Simulation and partition evapotranspiration for the representative landform-soil-vegetation formations in Horqin Sandy Land, China

Quantifying evapotranspiration (ET) and its components are particularly crucial to reveal the eco-hydrological processes in arid and semi-arid regions, such as the Horqin Sandy Land in China, but is lacking in existing literature. This study applied the Shuttleworth-Wallace (S-W) model to simulate and partition the ET at the representative landform-soil-vegetation formations (i.e., mobile dune, semi-fixed dune, and fixed dune) in Horqin Sandy Land based on the in situ data sampled by the meteorological monitoring system.

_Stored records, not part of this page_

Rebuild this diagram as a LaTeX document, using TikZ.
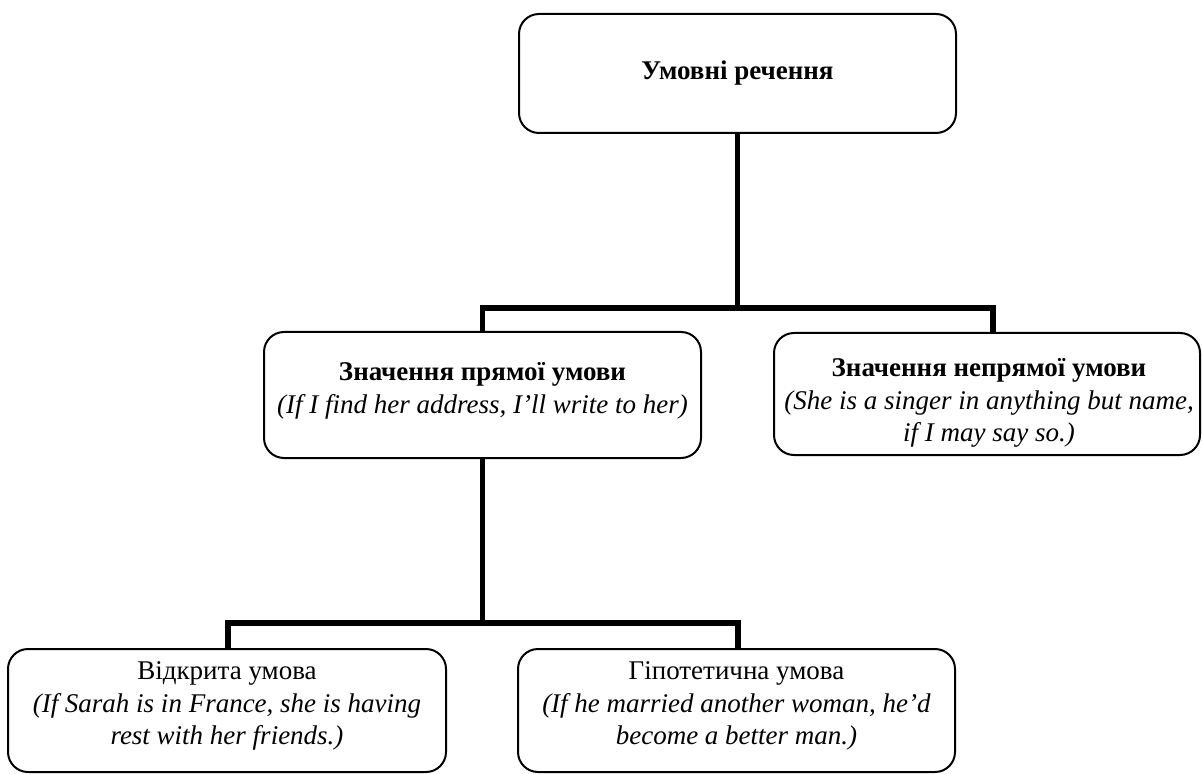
\documentclass[tikz,border=0pt]{standalone}
\usepackage{fontspec}
\setmainfont{Liberation Serif}
\begin{document}
\begin{tikzpicture}[x=0.5pt,y=-0.5pt,
  box/.style={draw=black,line width=1pt,rounded corners=10pt,inner sep=0pt},
  txt/.style={inner sep=0pt,align=center,font=\fontsize{13.5pt}{16.3pt}\selectfont},
  conn/.style={draw=black,line width=2.8pt,line join=miter}]
\useasboundingbox (0,0) rectangle (1202,774);
\node[box,minimum width=218.5pt,minimum height=59.5pt] (top) at (737.5,73.5) {};
\node[box,minimum width=218.5pt,minimum height=63pt] (ml) at (482.5,395) {};
\node[box,minimum width=213pt,minimum height=61pt] (mr) at (987,394) {};
\node[box,minimum width=219pt,minimum height=61.5pt] (bl) at (227,710.5) {};
\node[box,minimum width=218.5pt,minimum height=61.5pt] (br) at (736.5,710.5) {};
\node[txt] (topt) at (737.5,73) {\textbf{Умовні речення}};
\node[txt] (mlt) at (482.5,391) {\textbf{Значення прямої умови}\\\textit{(If I find her address, I’ll write to her)}};
\node[txt] (mrt) at (989,403) {\textbf{Значення непрямої умови}\\\textit{(She is a singer in anything but name,}\\\textit{if I may say so.)}};
\node[txt] (blt) at (227,706) {Відкрита умова\\\textit{(If Sarah is in France, she is having}\\\textit{rest with her friends.)}};
\node[txt] (brt) at (736.5,706) {Гіпотетична умова\\\textit{(If he married another woman, he’d}\\\textit{become a better man.)}};
\coordinate (j1) at (737.5,308);
\coordinate (d2) at (993,308);
\coordinate (j2) at (482.5,623);
\coordinate (d3) at (228,623);
\coordinate (d4) at (738,623);
\draw[conn] (top.south) -- (j1);
\draw[conn] (ml.north) |- (d2) -- (d2 |- mr.north);
\draw[conn] (ml.south) -- (j2);
\draw[conn] (d3 |- bl.north) -- (d3) -- (d4) -- (d4 |- br.north);
\end{tikzpicture}
\end{document}
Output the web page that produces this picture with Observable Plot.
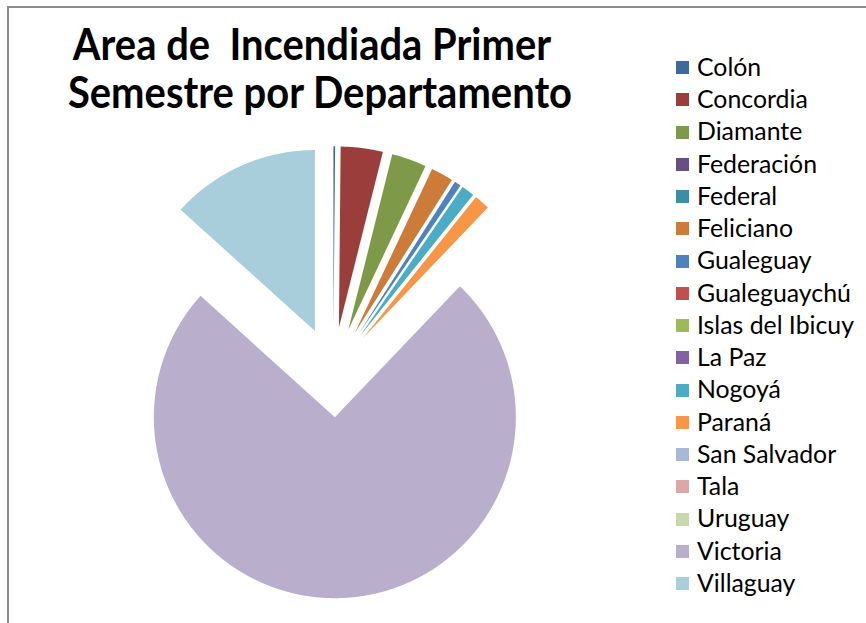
<!DOCTYPE html>
<html>
<head>
<meta charset="utf-8">
<script src="https://cdn.jsdelivr.net/npm/d3@7"></script>
<script src="https://cdn.jsdelivr.net/npm/@observablehq/plot@0.6"></script>
<style>
  html, body { margin: 0; padding: 0; background: #fff; }
  body { width: 866px; height: 623px; position: relative; overflow: hidden; font-family: Lato, "Open Sans", sans-serif; }
  #frame { position: absolute; left: 7px; top: 6px; width: 900px; height: 700px; border-top: 2px solid #8c8c8c; border-left: 2px solid #8c8c8c; }
  #chart { position: absolute; left: 140px; top: 125px; }
  .t { position: absolute; white-space: pre; color: #000; font-weight: 700; text-align: center; width: 640px; transform-origin: 50% 50%; }
  .lg { position: absolute; white-space: pre; color: #000; }
  .sw { position: absolute; width: 13px; height: 13px; }
</style>
</head>
<body>
<div id="frame"></div>
<div id="chart"></div>
<script>
// ---- data ----
const departments = ["Colón","Concordia","Diamante","Federación","Federal","Feliciano","Gualeguay","Gualeguaychú","Islas del Ibicuy","La Paz","Nogoyá","Paraná","San Salvador","Tala","Uruguay","Victoria","Villaguay"];
const hectares = [153, 3750, 3111, 0, 0, 1986, 583, 0, 0, 0, 1167, 1389, 0, 0, 0, 74556, 13306];
const sliceColors = ["#3E699D","#9B3D3A","#7E9A48","#654F84","#3A8FA6","#CC7B38","#4F81BD","#C0504D","#9BBB59","#8064A2","#4BACC6","#F79646","#A7B9D9","#DBA8A7","#C7D8AC","#B9AFCC","#A8CEDC"];
const titleLines = ["Area de  Incendiada Primer", "Semestre por Departamento"];

// ---- geometry of exploded pie (unit radius) ----
const table = departments.map((name, i) => ({name, value: hectares[i]}));
const arcs = d3.pie().sort(null).value(d => d.value).startAngle(0).endAngle(2 * Math.PI)(table);
const explode = 45 / 181;
const pts = [];
for (const a of arcs) {
  const m = (a.startAngle + a.endAngle) / 2;
  const ox = explode * Math.sin(m), oy = explode * Math.cos(m);
  const name = a.data.name;
  pts.push({name, x: ox, y: oy});
  const n = Math.max(2, Math.ceil((a.endAngle - a.startAngle) / 0.005));
  for (let k = 0; k <= n; k++) {
    const t = a.startAngle + (a.endAngle - a.startAngle) * k / n;
    pts.push({name, x: ox + Math.sin(t), y: oy + Math.cos(t)});
  }
  pts.push({name, x: ox, y: oy});
}

const chart = Plot.plot({
  width: 400,
  height: 490,
  margin: 0,
  style: {background: "transparent"},
  x: {domain: [-1.0646, 1.1453], axis: null},
  y: {domain: [-1.3442, 1.3630], axis: null},
  color: {domain: departments, range: sliceColors},
  marks: [
    Plot.line(pts, {x: "x", y: "y", z: "name", fill: "name", stroke: "none", curve: "linear"})
  ]
});
document.getElementById("chart").appendChild(chart);

// ---- text helpers ----
const ctx = document.createElement("canvas").getContext("2d");
function fit(text, font, target) {
  ctx.font = font.replace("SIZE", "100px");
  return 100 * target / ctx.measureText(text).width;
}
function metrics(font, size) {
  ctx.font = font.replace("SIZE", size + "px");
  const m = ctx.measureText("HxgÁ");
  return {fa: m.fontBoundingBoxAscent, fd: m.fontBoundingBoxDescent};
}
function placeBaseline(el, size, baseline, font) {
  const {fa, fd} = metrics(font, size);
  el.style.fontSize = size + "px";
  el.style.lineHeight = size + "px";
  el.style.top = (baseline - ((size - (fa + fd)) / 2 + fa)) + "px";
}

// ---- title ----
const titleFont = "700 SIZE Lato";
const stretch = 1.08;
const tSize = fit(titleLines[1], titleFont, 505) * stretch;
const titleCenters = [311.5, 319.5];
const titleBaselines = [61, 109];
titleLines.forEach((line, i) => {
  const d = document.createElement("div");
  d.className = "t";
  d.textContent = line;
  d.style.left = (titleCenters[i] - 320) + "px";
  d.style.transform = `scaleX(${1 / stretch})`;
  placeBaseline(d, tSize, titleBaselines[i], titleFont);
  document.body.appendChild(d);
});

// ---- legend ----
const legendFont = "400 SIZE Lato";
const lSize = fit("Gualeguaychú", legendFont, 154);
const capH = 0.716 * lSize;
departments.forEach((name, i) => {
  const cy = 67.5 + 32.25 * i;
  const sw = document.createElement("div");
  sw.className = "sw";
  sw.style.left = "676px";
  sw.style.top = (cy - 6.5) + "px";
  sw.style.background = sliceColors[i];
  document.body.appendChild(sw);
  const t = document.createElement("div");
  t.className = "lg";
  t.textContent = name;
  t.style.left = "697px";
  placeBaseline(t, lSize, cy + capH / 2, legendFont);
  document.body.appendChild(t);
});
</script>
</body>
</html>
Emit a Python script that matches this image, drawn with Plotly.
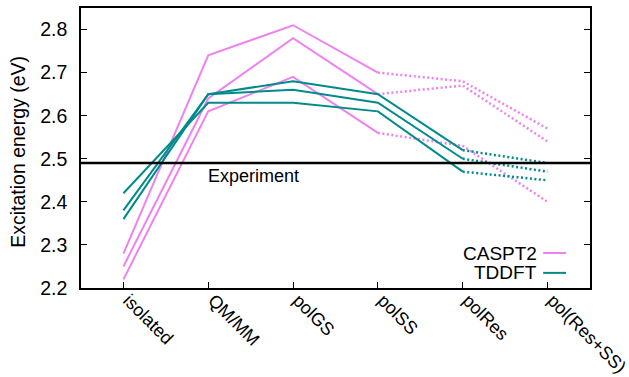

Eddy covariance technology was used to validate the performance of the model. The results showed that the performance of the S-W model for clear days was better than that for cloudy or rainy days, and the S-W model would underestimate ET in rainy days. During 2017 growing season, ET showed as mobile dune (308 mm) < semi-fixed dune (333 mm) < fixed dune (352 mm), which was consistent with canopy coverage. Evaporation (E) showed as mobile dune (176 mm) > semi-fixed dune (84 mm) > fixed dune (75 mm), accounting for 57.1%, 25.2%, and 21.3% of ET, respectively. With the increase of canopy coverage, the effect of leaf area index (LAI) on E/ET increased; conversely, the effect of soil moisture decreased. There were significant differences in the variation of ET in the dry and wet periods. During the dry period, the desert vegetation maintained low water consumption and showed obvious “midday break.” Compared with transpiration from canopy, evaporation from soil was more sensitive to precipitation.